The RED Current Limit LED will illuminate when the Power limit is actively limiting the command input.

5. Electrical Specifications

5.1 SCR Gate Drive Profile

A graph showing 'Gate current' on the Y-axis and 'Time' on the X-axis. It illustrates the SCR gate drive characteristics, showing a rapid rise time of approximately 200nS to a peak current of 1.6A, followed by a sustained current of 160mA throughout the conduction period. The pulse width is indicated as approximately 50uS.

5.2 Input Specifications

• Command Inputs: 4-20mA, 0-20mA, 0-10V, 2-10V, 0-5V, 1-5V, Pot, PWM
• Input Impedance: 10K Ω (0-10V), 250Ω (4-20mA), 100KΩ (0-5V)
• Response Time: <16mS (or Cycle Time Selection)
• PWM Input Frequency: 1KHz-100KHz
• PWM Input Level: 5 VDC TTL Level
• External Potentiometer Res.: 1KΩ-25KΩ
• Command to Mains Isolation: 2500Vrms
• Command to SCR Drive Isolation: 2500Vrms

5.3 Output Specifications

• Control Range: 0 – 98% power
• Output Linearity: 2%
• Power Limit Range: 0-100% of max load power
• Ambient Temperature Range: 0 to 50 °C
• Power Supply: 100-265VAC 50mA max.
• Line Frequency Range: 47 to 63Hz
• SCR Gate Drive Characteristics: Initial pulse peak current of 1.6A rise time of ~200nS, maintain current of 160mA; See the SCR gate drive profile section for more detail.
• SCR Drive / Mains Isolation: 2500Vrms
• SCR to SCR Isolation: 2500Vrms

5.3.1 Mechanical Dimensions

A diagram showing the top view of the PCM-1B board with dimensions. Key measurements include 3.300 inches height, 3.400 inches width, and 3.700 inches overall width. It indicates mounting hole locations (0.160" diameter, 4 places) and the maximum height of 0.8 inches. Components like SCR1, SCR2, DIP switches, and terminal blocks are labeled.

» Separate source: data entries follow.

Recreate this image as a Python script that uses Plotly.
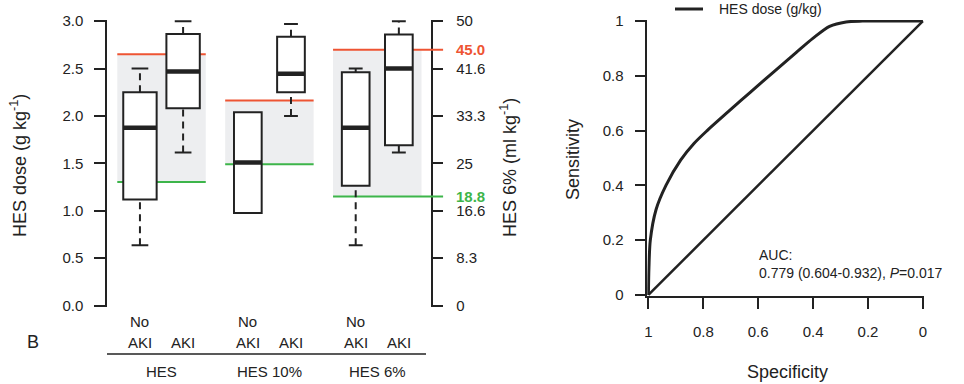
import plotly.graph_objects as go

W, H = 964, 384
FONT = "Liberation Sans, Arial, Helvetica, sans-serif"
TXT = "#222222"
RED = "#EE5433"
GREEN = "#3DB54A"
BAND = "#EDEEF0"

# ---------------- data: left panel (HES dose, g/kg) ----------------
groups = ["HES", "HES 10%", "HES 6%"]
categories = ["No AKI", "AKI", "No AKI", "AKI", "No AKI", "AKI"]
group_of = [0, 0, 1, 1, 2, 2]
q1 = [1.12, 2.08, 0.975, 2.25, 1.265, 1.69]
median = [1.875, 2.47, 1.51, 2.445, 1.875, 2.50]
q3 = [2.25, 2.865, 2.04, 2.835, 2.46, 2.86]
whisker_low = [0.635, 1.615, 0.975, 2.00, 0.635, 1.615]
whisker_high = [2.50, 3.00, 2.04, 2.97, 2.50, 3.00]
upper_cut = [2.651, 2.163, 2.697]
lower_cut = [1.302, 1.490, 1.151]
ml_tick_g = [0, 0.5, 1.0, 1.5, 2.0, 2.5, 3.0]
ml_tick_text = ["0", "8.3", "16.6", "25", "33.3", "41.6", "50"]
left_tick_text = ["0.0", "0.5", "1.0", "1.5", "2.0", "2.5", "3.0"]
cut_labels_6 = ["45.0", "18.8"]

# ---------------- data: right panel (ROC) ----------------
specificity = [1.0, 0.998, 0.993, 0.972, 0.936, 0.882, 0.834, 0.786, 0.708,
               0.629, 0.461, 0.401, 0.340, 0.280, 0.22, 0.0]
sensitivity = [0.0, 0.10, 0.20, 0.312, 0.40, 0.493, 0.553, 0.60, 0.670,
               0.740, 0.886, 0.937, 0.981, 0.997, 1.0, 1.0]
roc_name = "HES dose (g/kg)"
auc_text = "AUC:<br>0.779 (0.604-0.932), <i>P</i>=0.017"
roc_ticks = [0, 0.2, 0.4, 0.6, 0.8, 1.0]
roc_tick_text = ["0", "0.2", "0.4", "0.6", "0.8", "1"]

# ---------------- layout geometry ----------------
positions = [1, 2, 3.5, 4.5, 6, 7]
box_w = [0.774, 0.774, 0.642, 0.642, 0.642, 0.642]
band_pad = 0.525
px_a, px_b = 96.8, 43.15           # pixel = a + b*x for left panel
L_left_px, L_axis_px, L_right_px = 107, 431.5, 443.3
xr = [(L_left_px - px_a) / px_b, (L_right_px - px_a) / px_b]
ytop_px, ybot_px = 20, 306.7

fig = go.Figure()

shapes = []
for g in range(3):
    idx = [i for i in range(6) if group_of[i] == g]
    x0 = positions[idx[0]] - band_pad
    x1 = positions[idx[-1]] + band_pad
    shapes.append(dict(type="rect", xref="x", yref="y", x0=x0, x1=x1,
                       y0=lower_cut[g], y1=upper_cut[g], fillcolor=BAND,
                       line=dict(width=0), layer="below"))
    xe = xr[1] if g == 2 else x1
    shapes.append(dict(type="line", xref="x", yref="y", x0=x0, x1=xe,
                       y0=upper_cut[g], y1=upper_cut[g], line=dict(color=RED, width=2)))
    shapes.append(dict(type="line", xref="x", yref="y", x0=x0, x1=xe,
                       y0=lower_cut[g], y1=lower_cut[g], line=dict(color=GREEN, width=2)))

for i, x in enumerate(positions):
    hw = box_w[i] / 2
    cap = hw * 0.5
    if whisker_high[i] > q3[i] + 1e-9:
        shapes.append(dict(type="line", xref="x", yref="y", x0=x, x1=x, y0=q3[i], y1=whisker_high[i],
                           line=dict(color=TXT, width=2, dash="7px,5px")))
        shapes.append(dict(type="line", xref="x", yref="y", x0=x - cap, x1=x + cap,
                           y0=whisker_high[i], y1=whisker_high[i], line=dict(color=TXT, width=2)))
    if whisker_low[i] < q1[i] - 1e-9:
        shapes.append(dict(type="line", xref="x", yref="y", x0=x, x1=x, y0=whisker_low[i], y1=q1[i],
                           line=dict(color=TXT, width=2, dash="7px,5px")))
        shapes.append(dict(type="line", xref="x", yref="y", x0=x - cap, x1=x + cap,
                           y0=whisker_low[i], y1=whisker_low[i], line=dict(color=TXT, width=2)))
    shapes.append(dict(type="rect", xref="x", yref="y", x0=x - hw, x1=x + hw, y0=q1[i], y1=q3[i],
                       fillcolor="white", line=dict(color=TXT, width=2)))
    shapes.append(dict(type="line", xref="x", yref="y", x0=x - hw, x1=x + hw, y0=median[i], y1=median[i],
                       line=dict(color=TXT, width=4.5)))

# line under category labels
shapes.append(dict(type="line", xref="paper", yref="paper", x0=107 / W, x1=426 / W,
                   y0=1 - 354 / H, y1=1 - 354 / H, line=dict(color=TXT, width=1.5)))
# legend sample line
shapes.append(dict(type="line", xref="paper", yref="paper", x0=675 / W, x1=703 / W,
                   y0=1 - 9 / H, y1=1 - 9 / H, line=dict(color=TXT, width=3)))

fig.add_trace(go.Scatter(x=positions, y=median, mode="markers", marker=dict(opacity=0),
                         showlegend=False, hoverinfo="skip", xaxis="x", yaxis="y"))
fig.add_trace(go.Scatter(x=positions, y=median, mode="markers", marker=dict(opacity=0),
                         showlegend=False, hoverinfo="skip", xaxis="x", yaxis="y2"))

fig.add_trace(go.Scatter(x=[1, 0], y=[0, 1], mode="lines", line=dict(color=TXT, width=2.5),
                         showlegend=False, xaxis="x2", yaxis="y3"))
fig.add_trace(go.Scatter(x=specificity, y=sensitivity, mode="lines", name=roc_name,
                         line=dict(color=TXT, width=3, shape="spline", smoothing=0.8),
                         showlegend=False, xaxis="x2", yaxis="y3"))

ann = []
tf = dict(family=FONT, size=15, color=TXT)
for i, lab in enumerate(categories):
    lines = lab.split(" ")
    for k, ln in enumerate(reversed(lines)):
        ann.append(dict(text=ln, x=positions[i], xref="x", y=1 - (342 - 21 * k) / H, yref="paper",
                        showarrow=False, xanchor="center", yanchor="middle", font=tf))
for g, name in enumerate(groups):
    idx = [i for i in range(6) if group_of[i] == g]
    xm = (positions[idx[0]] + positions[idx[-1]]) / 2
    ann.append(dict(text=name, x=xm, xref="x", y=1 - 371 / H, yref="paper", showarrow=False,
                    xanchor="center", yanchor="middle", font=tf))
ann.append(dict(text="<b>%s</b>" % cut_labels_6[0], x=454 / W, xref="paper", y=upper_cut[2], yref="y",
                showarrow=False, xanchor="left", yanchor="middle", font=dict(family=FONT, size=15, color=RED)))
ann.append(dict(text="<b>%s</b>" % cut_labels_6[1], x=454 / W, xref="paper", y=lower_cut[2], yref="y",
                showarrow=False, xanchor="left", yanchor="middle", font=dict(family=FONT, size=15, color=GREEN)))
ann.append(dict(text="HES dose (g kg<sup>-1</sup>)", x=18 / W, y=1 - 166 / H, xref="paper", yref="paper",
                textangle=-90, showarrow=False, xanchor="center", yanchor="middle",
                font=dict(family=FONT, size=18, color=TXT)))
ann.append(dict(text="HES 6% (ml kg<sup>-1</sup>)", x=508 / W, y=1 - 168 / H, xref="paper", yref="paper",
                textangle=-90, showarrow=False, xanchor="center", yanchor="middle",
                font=dict(family=FONT, size=18, color=TXT)))
ann.append(dict(text="B", x=33 / W, y=1 - 342 / H, xref="paper", yref="paper", showarrow=False,
                xanchor="center", yanchor="middle", font=dict(family=FONT, size=18, color=TXT)))
ann.append(dict(text="Sensitivity", x=573 / W, y=1 - 160 / H, xref="paper", yref="paper",
                textangle=-90, showarrow=False, xanchor="center", yanchor="middle",
                font=dict(family=FONT, size=18, color=TXT)))
ann.append(dict(text="Specificity", x=787 / W, y=1 - 372 / H, xref="paper", yref="paper",
                showarrow=False, xanchor="center", yanchor="middle",
                font=dict(family=FONT, size=18, color=TXT)))
ann.append(dict(text=auc_text, x=757 / W, y=1 - 245 / H, xref="paper", yref="paper", showarrow=False,
                xanchor="left", yanchor="top", align="left", font=dict(family=FONT, size=14, color=TXT)))
ann.append(dict(text=roc_name, x=717 / W, y=1 - 9 / H, xref="paper", yref="paper", showarrow=False,
                xanchor="left", yanchor="middle", font=dict(family=FONT, size=14, color=TXT)))

ax_common = dict(showgrid=False, zeroline=False, showline=True, linecolor=TXT, linewidth=1.5,
                 ticks="outside", ticklen=11, tickwidth=1.5, tickcolor=TXT, automargin=False,
                 tickfont=dict(family=FONT, size=15, color=TXT))

eps = 0.012
fig.update_layout(
    width=W, height=H, autosize=False, margin=dict(l=0, r=0, t=0, b=0, pad=0),
    paper_bgcolor="white", plot_bgcolor="white",
    shapes=shapes, annotations=ann, showlegend=False,
    xaxis=dict(domain=[L_left_px / W, L_right_px / W], range=xr, visible=False, anchor="y",
               automargin=False),
    yaxis=dict(domain=[1 - ybot_px / H, 1 - ytop_px / H], range=[-eps, 3 + eps], anchor="x",
               tickvals=ml_tick_g, ticktext=left_tick_text, ticklabelstandoff=8, **ax_common),
    yaxis2=dict(overlaying="y", side="right", anchor="free", position=L_axis_px / W,
                range=[-eps, 3 + eps], tickvals=ml_tick_g, ticktext=ml_tick_text,
                ticklabelstandoff=10, **ax_common),
    xaxis2=dict(domain=[647.3 / W, 924 / W], range=[1.004, -0.004], anchor="y3",
                tickvals=roc_ticks, ticktext=roc_tick_text, ticklabelstandoff=10, **ax_common),
    yaxis3=dict(domain=[1 - 296 / H, 1 - 20 / H], range=[-0.004, 1.004], anchor="x2",
                tickvals=roc_ticks, ticktext=roc_tick_text, ticklabelstandoff=8, **ax_common),
)

fig.write_html("out.html")
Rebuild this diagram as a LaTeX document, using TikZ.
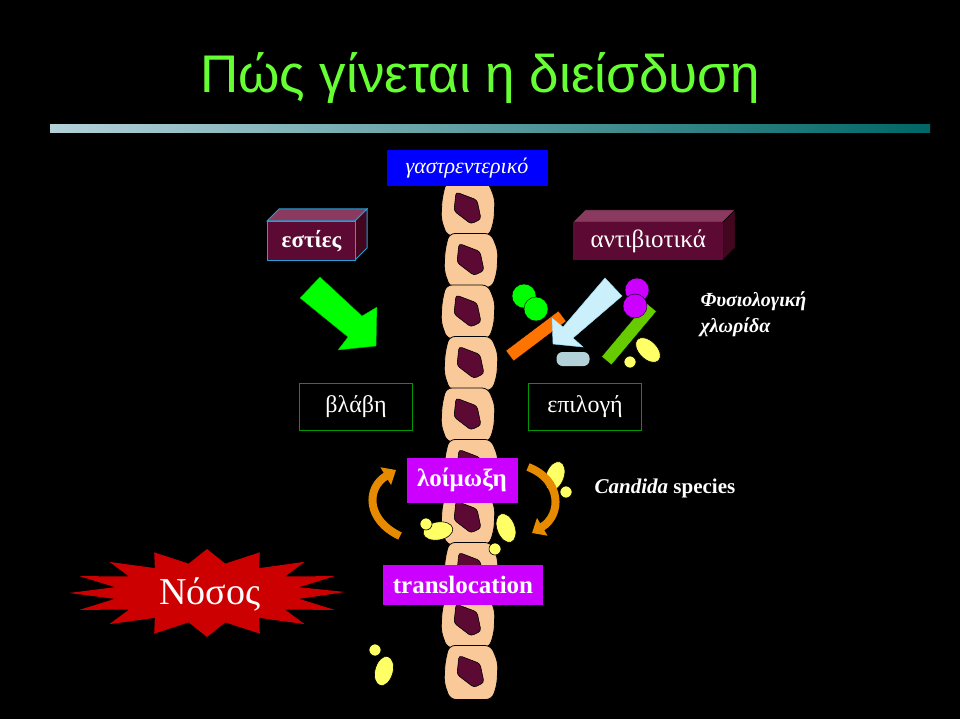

6. WIRING DIAGRAM - SINGLE PHASE

A single-phase wiring diagram for the PCM-1B. It shows connections for COMMAND INPUTS (analog, potentiometer, 4-20mA/0-10V), POWER LIMIT ADJUST, DIP SWITCHES, and the main power input (L1, L2). The diagram illustrates the connection of the PCM-1B to two SCRs (SCR1, SCR2) which control a LOAD. It also notes that an 'EXTERNAL SNUBBER REQUIRED FOR PROPER SCR TURN ON/OFF'.